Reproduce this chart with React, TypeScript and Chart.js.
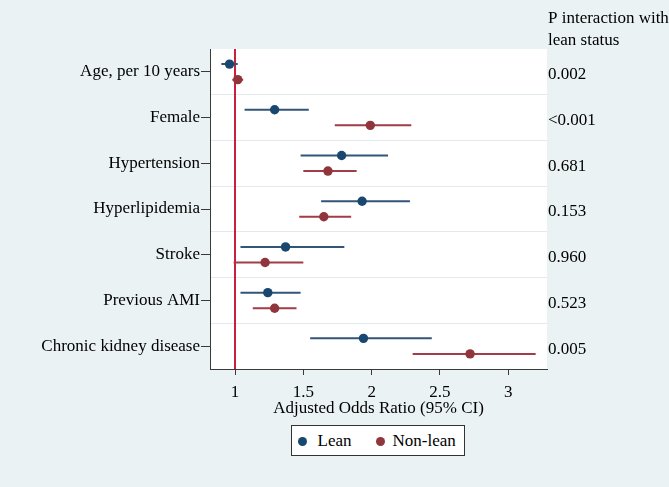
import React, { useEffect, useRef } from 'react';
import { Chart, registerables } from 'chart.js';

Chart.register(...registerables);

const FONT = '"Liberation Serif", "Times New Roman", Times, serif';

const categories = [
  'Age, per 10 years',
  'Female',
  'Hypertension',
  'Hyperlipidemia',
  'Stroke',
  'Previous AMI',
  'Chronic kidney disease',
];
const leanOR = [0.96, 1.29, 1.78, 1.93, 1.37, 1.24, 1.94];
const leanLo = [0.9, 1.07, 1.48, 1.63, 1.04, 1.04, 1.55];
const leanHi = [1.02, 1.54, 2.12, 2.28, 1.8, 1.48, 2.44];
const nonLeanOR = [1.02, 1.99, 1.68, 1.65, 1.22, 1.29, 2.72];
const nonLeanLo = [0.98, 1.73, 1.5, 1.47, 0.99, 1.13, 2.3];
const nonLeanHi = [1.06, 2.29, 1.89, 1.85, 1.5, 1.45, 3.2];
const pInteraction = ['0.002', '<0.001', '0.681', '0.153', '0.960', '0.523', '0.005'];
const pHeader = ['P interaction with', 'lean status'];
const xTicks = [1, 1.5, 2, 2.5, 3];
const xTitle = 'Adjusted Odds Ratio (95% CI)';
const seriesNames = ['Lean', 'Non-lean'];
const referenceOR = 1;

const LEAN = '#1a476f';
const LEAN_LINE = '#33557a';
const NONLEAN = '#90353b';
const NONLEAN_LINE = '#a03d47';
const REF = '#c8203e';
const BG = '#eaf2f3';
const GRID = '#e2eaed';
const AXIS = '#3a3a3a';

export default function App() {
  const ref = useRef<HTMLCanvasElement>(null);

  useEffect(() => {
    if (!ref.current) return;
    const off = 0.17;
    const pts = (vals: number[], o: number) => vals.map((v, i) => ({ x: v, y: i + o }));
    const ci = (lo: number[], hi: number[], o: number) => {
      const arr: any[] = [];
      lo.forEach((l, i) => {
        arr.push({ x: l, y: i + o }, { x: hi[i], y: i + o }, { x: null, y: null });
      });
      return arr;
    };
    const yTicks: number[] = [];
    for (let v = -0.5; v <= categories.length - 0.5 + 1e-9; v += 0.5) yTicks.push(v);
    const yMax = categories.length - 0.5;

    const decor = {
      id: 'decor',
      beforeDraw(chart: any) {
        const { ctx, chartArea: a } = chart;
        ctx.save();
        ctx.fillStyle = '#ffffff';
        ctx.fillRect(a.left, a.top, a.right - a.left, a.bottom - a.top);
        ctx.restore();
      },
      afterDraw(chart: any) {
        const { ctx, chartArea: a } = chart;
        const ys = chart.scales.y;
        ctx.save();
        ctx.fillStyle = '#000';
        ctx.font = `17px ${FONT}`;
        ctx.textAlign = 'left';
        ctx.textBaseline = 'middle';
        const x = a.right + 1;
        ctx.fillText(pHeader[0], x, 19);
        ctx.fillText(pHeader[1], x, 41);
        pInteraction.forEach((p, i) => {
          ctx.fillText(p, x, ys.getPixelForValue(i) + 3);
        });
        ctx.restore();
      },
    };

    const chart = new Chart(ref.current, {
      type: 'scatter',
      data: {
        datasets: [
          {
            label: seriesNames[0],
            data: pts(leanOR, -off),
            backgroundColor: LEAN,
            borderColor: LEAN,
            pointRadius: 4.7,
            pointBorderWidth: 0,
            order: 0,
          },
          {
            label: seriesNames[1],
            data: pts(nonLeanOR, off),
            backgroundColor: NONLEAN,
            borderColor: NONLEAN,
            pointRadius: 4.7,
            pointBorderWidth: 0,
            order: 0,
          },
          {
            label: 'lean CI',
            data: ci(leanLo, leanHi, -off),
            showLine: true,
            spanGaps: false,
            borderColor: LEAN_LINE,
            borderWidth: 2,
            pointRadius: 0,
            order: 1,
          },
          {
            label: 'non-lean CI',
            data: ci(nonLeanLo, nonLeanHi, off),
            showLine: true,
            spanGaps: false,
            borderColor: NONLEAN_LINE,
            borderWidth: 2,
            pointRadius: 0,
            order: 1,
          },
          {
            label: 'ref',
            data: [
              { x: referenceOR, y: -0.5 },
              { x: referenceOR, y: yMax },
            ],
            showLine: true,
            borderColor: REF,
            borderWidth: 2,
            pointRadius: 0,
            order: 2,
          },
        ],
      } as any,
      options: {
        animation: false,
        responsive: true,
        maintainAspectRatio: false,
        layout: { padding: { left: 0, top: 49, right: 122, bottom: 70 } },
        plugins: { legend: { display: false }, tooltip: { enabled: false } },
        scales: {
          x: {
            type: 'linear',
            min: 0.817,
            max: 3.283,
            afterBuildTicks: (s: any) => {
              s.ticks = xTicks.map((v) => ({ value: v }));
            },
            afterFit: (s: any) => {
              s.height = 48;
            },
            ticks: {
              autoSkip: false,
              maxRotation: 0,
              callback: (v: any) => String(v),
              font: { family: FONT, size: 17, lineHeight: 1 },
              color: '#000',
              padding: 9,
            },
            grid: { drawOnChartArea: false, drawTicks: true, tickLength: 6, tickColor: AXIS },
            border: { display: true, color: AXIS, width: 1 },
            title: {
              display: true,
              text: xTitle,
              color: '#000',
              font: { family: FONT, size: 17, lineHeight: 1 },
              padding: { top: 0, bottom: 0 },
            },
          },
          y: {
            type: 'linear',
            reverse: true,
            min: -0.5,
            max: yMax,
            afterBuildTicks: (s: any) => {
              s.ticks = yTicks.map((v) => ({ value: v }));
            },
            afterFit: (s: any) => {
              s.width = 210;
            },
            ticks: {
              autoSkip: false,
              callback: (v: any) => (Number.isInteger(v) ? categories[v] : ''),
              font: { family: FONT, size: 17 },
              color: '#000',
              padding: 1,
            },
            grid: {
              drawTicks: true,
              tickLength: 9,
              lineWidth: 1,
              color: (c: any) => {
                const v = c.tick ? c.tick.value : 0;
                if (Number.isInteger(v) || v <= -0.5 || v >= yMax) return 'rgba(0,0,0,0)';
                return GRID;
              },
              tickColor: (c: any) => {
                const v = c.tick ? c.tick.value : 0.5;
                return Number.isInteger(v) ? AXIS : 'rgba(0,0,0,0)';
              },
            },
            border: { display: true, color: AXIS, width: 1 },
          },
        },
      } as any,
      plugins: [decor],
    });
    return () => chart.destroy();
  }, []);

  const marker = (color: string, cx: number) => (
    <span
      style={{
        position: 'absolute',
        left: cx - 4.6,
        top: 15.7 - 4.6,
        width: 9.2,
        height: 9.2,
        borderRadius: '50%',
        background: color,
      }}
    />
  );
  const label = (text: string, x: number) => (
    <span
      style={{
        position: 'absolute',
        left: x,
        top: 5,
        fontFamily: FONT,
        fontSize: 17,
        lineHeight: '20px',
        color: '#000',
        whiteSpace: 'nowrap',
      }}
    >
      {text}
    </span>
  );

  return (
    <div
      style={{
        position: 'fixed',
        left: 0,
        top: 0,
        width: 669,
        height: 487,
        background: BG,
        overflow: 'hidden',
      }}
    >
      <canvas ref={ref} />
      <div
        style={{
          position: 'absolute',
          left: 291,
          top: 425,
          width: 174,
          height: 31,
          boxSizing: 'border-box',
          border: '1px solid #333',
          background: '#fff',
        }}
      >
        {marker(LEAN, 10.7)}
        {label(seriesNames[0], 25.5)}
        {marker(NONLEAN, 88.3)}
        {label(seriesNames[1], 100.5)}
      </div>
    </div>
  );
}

# [Problem to solve]
Please transcribe the material above exactly as written. Leave the pictures out.

# [Result for this exercise]
Reproduce this chart with React, TypeScript and Chart.js.
import React, { useEffect, useRef } from 'react';
import { Chart, registerables } from 'chart.js';

Chart.register(...registerables);

const FONT = '"Liberation Serif", "Times New Roman", Times, serif';

const categories = [
  'Age, per 10 years',
  'Female',
  'Hypertension',
  'Hyperlipidemia',
  'Stroke',
  'Previous AMI',
  'Chronic kidney disease',
];
const leanOR = [0.96, 1.29, 1.78, 1.93, 1.37, 1.24, 1.94];
const leanLo = [0.9, 1.07, 1.48, 1.63, 1.04, 1.04, 1.55];
const leanHi = [1.02, 1.54, 2.12, 2.28, 1.8, 1.48, 2.44];
const nonLeanOR = [1.02, 1.99, 1.68, 1.65, 1.22, 1.29, 2.72];
const nonLeanLo = [0.98, 1.73, 1.5, 1.47, 0.99, 1.13, 2.3];
const nonLeanHi = [1.06, 2.29, 1.89, 1.85, 1.5, 1.45, 3.2];
const pInteraction = ['0.002', '<0.001', '0.681', '0.153', '0.960', '0.523', '0.005'];
const pHeader = ['P interaction with', 'lean status'];
const xTicks = [1, 1.5, 2, 2.5, 3];
const xTitle = 'Adjusted Odds Ratio (95% CI)';
const seriesNames = ['Lean', 'Non-lean'];
const referenceOR = 1;

const LEAN = '#1a476f';
const LEAN_LINE = '#33557a';
const NONLEAN = '#90353b';
const NONLEAN_LINE = '#a03d47';
const REF = '#c8203e';
const BG = '#eaf2f3';
const GRID = '#e2eaed';
const AXIS = '#3a3a3a';

export default function App() {
  const ref = useRef<HTMLCanvasElement>(null);

  useEffect(() => {
    if (!ref.current) return;
    const off = 0.17;
    const pts = (vals: number[], o: number) => vals.map((v, i) => ({ x: v, y: i + o }));
    const ci = (lo: number[], hi: number[], o: number) => {
      const arr: any[] = [];
      lo.forEach((l, i) => {
        arr.push({ x: l, y: i + o }, { x: hi[i], y: i + o }, { x: null, y: null });
      });
      return arr;
    };
    const yTicks: number[] = [];
    for (let v = -0.5; v <= categories.length - 0.5 + 1e-9; v += 0.5) yTicks.push(v);
    const yMax = categories.length - 0.5;

    const decor = {
      id: 'decor',
      beforeDraw(chart: any) {
        const { ctx, chartArea: a } = chart;
        ctx.save();
        ctx.fillStyle = '#ffffff';
        ctx.fillRect(a.left, a.top, a.right - a.left, a.bottom - a.top);
        ctx.restore();
      },
      afterDraw(chart: any) {
        const { ctx, chartArea: a } = chart;
        const ys = chart.scales.y;
        ctx.save();
        ctx.fillStyle = '#000';
        ctx.font = `17px ${FONT}`;
        ctx.textAlign = 'left';
        ctx.textBaseline = 'middle';
        const x = a.right + 1;
        ctx.fillText(pHeader[0], x, 19);
        ctx.fillText(pHeader[1], x, 41);
        pInteraction.forEach((p, i) => {
          ctx.fillText(p, x, ys.getPixelForValue(i) + 3);
        });
        ctx.restore();
      },
    };

    const chart = new Chart(ref.current, {
      type: 'scatter',
      data: {
        datasets: [
          {
            label: seriesNames[0],
            data: pts(leanOR, -off),
            backgroundColor: LEAN,
            borderColor: LEAN,
            pointRadius: 4.7,
            pointBorderWidth: 0,
            order: 0,
          },
          {
            label: seriesNames[1],
            data: pts(nonLeanOR, off),
            backgroundColor: NONLEAN,
            borderColor: NONLEAN,
            pointRadius: 4.7,
            pointBorderWidth: 0,
            order: 0,
          },
          {
            label: 'lean CI',
            data: ci(leanLo, leanHi, -off),
            showLine: true,
            spanGaps: false,
            borderColor: LEAN_LINE,
            borderWidth: 2,
            pointRadius: 0,
            order: 1,
          },
          {
            label: 'non-lean CI',
            data: ci(nonLeanLo, nonLeanHi, off),
            showLine: true,
            spanGaps: false,
            borderColor: NONLEAN_LINE,
            borderWidth: 2,
            pointRadius: 0,
            order: 1,
          },
          {
            label: 'ref',
            data: [
              { x: referenceOR, y: -0.5 },
              { x: referenceOR, y: yMax },
            ],
            showLine: true,
            borderColor: REF,
            borderWidth: 2,
            pointRadius: 0,
            order: 2,
          },
        ],
      } as any,
      options: {
        animation: false,
        responsive: true,
        maintainAspectRatio: false,
        layout: { padding: { left: 0, top: 49, right: 122, bottom: 70 } },
        plugins: { legend: { display: false }, tooltip: { enabled: false } },
        scales: {
          x: {
            type: 'linear',
            min: 0.817,
            max: 3.283,
            afterBuildTicks: (s: any) => {
              s.ticks = xTicks.map((v) => ({ value: v }));
            },
            afterFit: (s: any) => {
              s.height = 48;
            },
            ticks: {
              autoSkip: false,
              maxRotation: 0,
              callback: (v: any) => String(v),
              font: { family: FONT, size: 17, lineHeight: 1 },
              color: '#000',
              padding: 9,
            },
            grid: { drawOnChartArea: false, drawTicks: true, tickLength: 6, tickColor: AXIS },
            border: { display: true, color: AXIS, width: 1 },
            title: {
              display: true,
              text: xTitle,
              color: '#000',
              font: { family: FONT, size: 17, lineHeight: 1 },
              padding: { top: 0, bottom: 0 },
            },
          },
          y: {
            type: 'linear',
            reverse: true,
            min: -0.5,
            max: yMax,
            afterBuildTicks: (s: any) => {
              s.ticks = yTicks.map((v) => ({ value: v }));
            },
            afterFit: (s: any) => {
              s.width = 210;
            },
            ticks: {
              autoSkip: false,
              callback: (v: any) => (Number.isInteger(v) ? categories[v] : ''),
              font: { family: FONT, size: 17 },
              color: '#000',
              padding: 1,
            },
            grid: {
              drawTicks: true,
              tickLength: 9,
              lineWidth: 1,
              color: (c: any) => {
                const v = c.tick ? c.tick.value : 0;
                if (Number.isInteger(v) || v <= -0.5 || v >= yMax) return 'rgba(0,0,0,0)';
                return GRID;
              },
              tickColor: (c: any) => {
                const v = c.tick ? c.tick.value : 0.5;
                return Number.isInteger(v) ? AXIS : 'rgba(0,0,0,0)';
              },
            },
            border: { display: true, color: AXIS, width: 1 },
          },
        },
      } as any,
      plugins: [decor],
    });
    return () => chart.destroy();
  }, []);

  const marker = (color: string, cx: number) => (
    <span
      style={{
        position: 'absolute',
        left: cx - 4.6,
        top: 15.7 - 4.6,
        width: 9.2,
        height: 9.2,
        borderRadius: '50%',
        background: color,
      }}
    />
  );
  const label = (text: string, x: number) => (
    <span
      style={{
        position: 'absolute',
        left: x,
        top: 5,
        fontFamily: FONT,
        fontSize: 17,
        lineHeight: '20px',
        color: '#000',
        whiteSpace: 'nowrap',
      }}
    >
      {text}
    </span>
  );

  return (
    <div
      style={{
        position: 'fixed',
        left: 0,
        top: 0,
        width: 669,
        height: 487,
        background: BG,
        overflow: 'hidden',
      }}
    >
      <canvas ref={ref} />
      <div
        style={{
          position: 'absolute',
          left: 291,
          top: 425,
          width: 174,
          height: 31,
          boxSizing: 'border-box',
          border: '1px solid #333',
          background: '#fff',
        }}
      >
        {marker(LEAN, 10.7)}
        {label(seriesNames[0], 25.5)}
        {marker(NONLEAN, 88.3)}
        {label(seriesNames[1], 100.5)}
      </div>
    </div>
  );
}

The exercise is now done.